Full-stack observability for a Pega platform: 65% less unplanned downtime

Context

A Pega Infinity 23 platform running on-premises had limited visibility into its own behavior: performance issues surfaced as user complaints, and root-cause analysis meant log archaeology. I led the implementation of Dynatrace APM across the full stack.

Challenge

Pega platforms are layered — browser, Tomcat, the Pega rules engine, database — and a slow screen can originate in any of them.
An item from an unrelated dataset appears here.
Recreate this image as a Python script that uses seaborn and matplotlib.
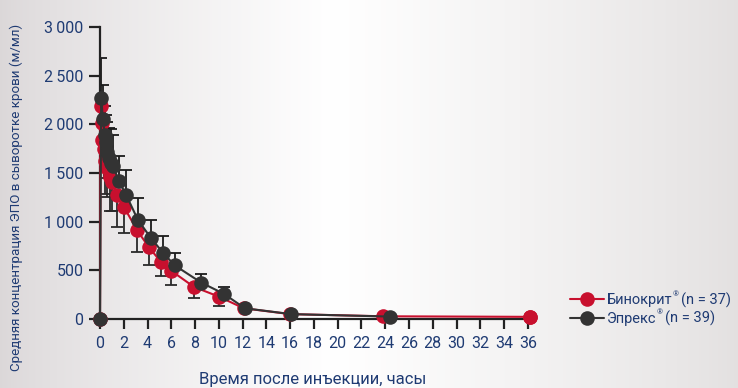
import numpy as np
import pandas as pd
import matplotlib
matplotlib.use("Agg")
import matplotlib.pyplot as plt
from matplotlib.lines import Line2D
import seaborn as sns

# Mean serum EPO concentration after injection
binocrit_t = [0, 0.05, 0.15, 0.2, 0.3, 0.45, 0.55, 0.8, 1.0, 1.4, 2.0, 3.1, 4.1, 5.1, 6.0, 7.9, 10.0, 12.1, 16.0, 23.8, 36.2]
binocrit_v = [0, 2190, 2010, 1840, 1745, 1620, 1550, 1460, 1410, 1275, 1155, 915, 740, 590, 495, 330, 230, 110, 50, 28, 22]
binocrit_sd = [0, 300, 300, 300, 295, 335, 300, 350, 300, 330, 270, 226, 185, 150, 148, 116, 95, 0, 0, 0, 0]

eprex_t = [0, 0.1, 0.25, 0.4, 0.5, 0.6, 0.75, 0.9, 1.1, 1.6, 2.2, 3.2, 4.3, 5.3, 6.3, 8.5, 10.4, 12.2, 16.1, 24.4]
eprex_v = [0, 2270, 2050, 1890, 1820, 1720, 1650, 1600, 1570, 1415, 1275, 1015, 830, 680, 550, 375, 260, 110, 50, 25]
eprex_sd = [0, 410, 350, 300, 280, 300, 310, 350, 320, 260, 260, 225, 185, 170, 125, 85, 70, 0, 0, 0]

x_ticks = list(range(0, 37, 2))
y_ticks = [0, 500, 1000, 1500, 2000, 2500, 3000]
y_tick_labels = ["0", "500", "1\u2009000", "1\u2009500", "2\u2009000", "2\u2009500", "3\u2009000"]

legend_names = ["Бинокрит", "Эпрекс"]
legend_counts = ["(n = 37)", "(n = 39)"]

RED = "#C8102E"
DARK = "#333333"
NAVY = "#1F3B73"
MS = 10.5

sns.set_theme(style="white")
plt.rcParams["font.family"] = ["Roboto", "DejaVu Sans"]

fig = plt.figure(figsize=(7.38, 3.88), dpi=100)

# soft grey-white-grey background
bg = fig.add_axes([0, 0, 1, 1], zorder=-10)
gx = np.linspace(0, 1, 400)
left = np.array([0.86, 0.845, 0.85])
right = np.array([0.89, 0.88, 0.88])
row = np.zeros((400, 3))
for i in range(400):
    if gx[i] < 0.45:
        ww = np.clip(1 - abs(gx[i] - 0.45) / 0.45, 0, 1) ** 0.8
        base = left
    else:
        ww = np.clip(1 - abs(gx[i] - 0.45) / 0.55, 0, 1) ** 0.8
        base = right
    row[i] = base * (1 - ww) + np.ones(3) * ww
img = np.tile(row[None, :, :], (50, 1, 1))
bg.imshow(img, aspect="auto", extent=[0, 1, 0, 1])
bg.axis("off")

ax = fig.add_axes([100 / 738, 1 - 319 / 388, 435 / 738, 292 / 388])
ax.patch.set_alpha(0)

df_b = pd.DataFrame({"t": binocrit_t, "v": binocrit_v, "sd": binocrit_sd})
df_e = pd.DataFrame({"t": eprex_t, "v": eprex_v, "sd": eprex_sd})

# error bars: lower for Binocrit, upper for Eprex
mb = df_b["sd"] > 0
ax.errorbar(df_b["t"][mb], df_b["v"][mb], yerr=[df_b["sd"][mb], np.zeros(mb.sum())],
            fmt="none", ecolor="#2a2a2a", elinewidth=1.3, capsize=4.5, capthick=1.3, zorder=2)
me = df_e["sd"] > 0
ax.errorbar(df_e["t"][me], df_e["v"][me], yerr=[np.zeros(me.sum()), df_e["sd"][me]],
            fmt="none", ecolor="#1a1a1a", elinewidth=1.3, capsize=4.5, capthick=1.3, zorder=2)

sns.lineplot(data=df_b, x="t", y="v", ax=ax, color=RED, lw=1.5, marker="o",
             markersize=MS, markeredgewidth=0, sort=False, zorder=3, clip_on=False)
sns.lineplot(data=df_e, x="t", y="v", ax=ax, color=DARK, lw=1.5, marker="o",
             markersize=MS, markeredgewidth=0, sort=False, zorder=4, clip_on=False)
# Binocrit final point drawn on top
ax.plot([binocrit_t[-1]], [binocrit_v[-1]], "o", color=RED, ms=MS, mew=0, zorder=5, clip_on=False)

ax.set_xlim(0, 36.6)
ax.set_ylim(0, 3000)
ax.set_xticks(x_ticks)
ax.set_xticklabels([str(t) for t in x_ticks])
ax.set_yticks(y_ticks)
ax.set_yticklabels(y_tick_labels)

for s in ["top", "right"]:
    ax.spines[s].set_visible(False)
for s in ["left", "bottom"]:
    ax.spines[s].set_color("#222222")
    ax.spines[s].set_linewidth(1.6)
ax.tick_params(axis="x", direction="out", length=7, width=1.6, color="#222222",
               labelsize=11.5, labelcolor=NAVY, pad=5, bottom=True)
ax.tick_params(axis="y", direction="out", length=8, width=1.6, color="#222222",
               labelsize=11.5, labelcolor=NAVY, pad=4, left=True)

ax.set_xlabel("Время после инъекции, часы", fontsize=12, color=NAVY)
ax.set_ylabel("Средняя концентрация ЭПО в сыворотке крови (м/мл)", fontsize=9.6,
              color=NAVY)
ax.xaxis.set_label_coords(0.49, -0.183)
ax.yaxis.set_label_coords(-0.178, 0.416)

# legend: marker-line handles, name with small ® and sample size
handles = [Line2D([0], [0], color=RED, lw=1.5, marker="o", ms=MS, mew=0),
           Line2D([0], [0], color=DARK, lw=1.5, marker="o", ms=MS, mew=0)]
leg = fig.legend(handles, [" ", " "], loc="upper left", bbox_to_anchor=(563 / 738, 1 - 286 / 388),
                 frameon=False, fontsize=10.5, handlelength=2.3, handletextpad=0.2,
                 labelspacing=0.3, borderpad=0)
fig.canvas.draw()
renderer = fig.canvas.get_renderer()
inv = fig.transFigure.inverted()
for txt, name, cnt in zip(leg.get_texts(), legend_names, legend_counts):
    bb = txt.get_window_extent(renderer)
    x0, _ = inv.transform((bb.x0, 0))
    yc = inv.transform((0, (bb.y0 + bb.y1) / 2))[1]
    t1 = fig.text(x0, yc, name, fontsize=10.5, color=NAVY, va="center", ha="left")
    b1 = t1.get_window_extent(renderer)
    xr = inv.transform((b1.x1 + 0.5, 0))[0]
    t2 = fig.text(xr, yc + 6 / 388, "®", fontsize=5.5, color=NAVY, va="center", ha="left")
    b2 = t2.get_window_extent(renderer)
    xr2 = inv.transform((b2.x1 + 2, 0))[0]
    fig.text(xr2, yc, cnt, fontsize=10.5, color=NAVY, va="center", ha="left")

fig.savefig("out.png", dpi=100)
Without end-to-end tracing, every incident started from zero.

What I did

Instrumented every tier: Dynatrace OneAgent across all Pega application components, real-time data acquisition on Apache Tomcat instances, custom dashboards for Pega-specific metrics (framework functions, HTTP request flows).
Resource monitoring & alerting: CPU, memory and disk utilization tracking with automated threshold alerts — moving the team from reactive to proactive.
Distributed tracing: end-to-end PurePaths tracing of user actions across all tiers, mapping data flow between the application and database layers to pinpoint bottlenecks.
Frontend truth: Session Replay for user-behavior analysis and JavaScript error tracking for issues that only exist in the browser.

Outcome

Unplanned downtime down 65% — threshold alerts caught resource exhaustion before users did.
MTTR down 25% — tracing replaced guesswork in incident response.
100% performance visibility — every request, from click to SQL, is observable.

This project is also where platform work meets data work: monitoring is time-series analysis, alerting is threshold modeling, and dashboard design is data storytelling — the same instincts I now apply to decisioning analytics.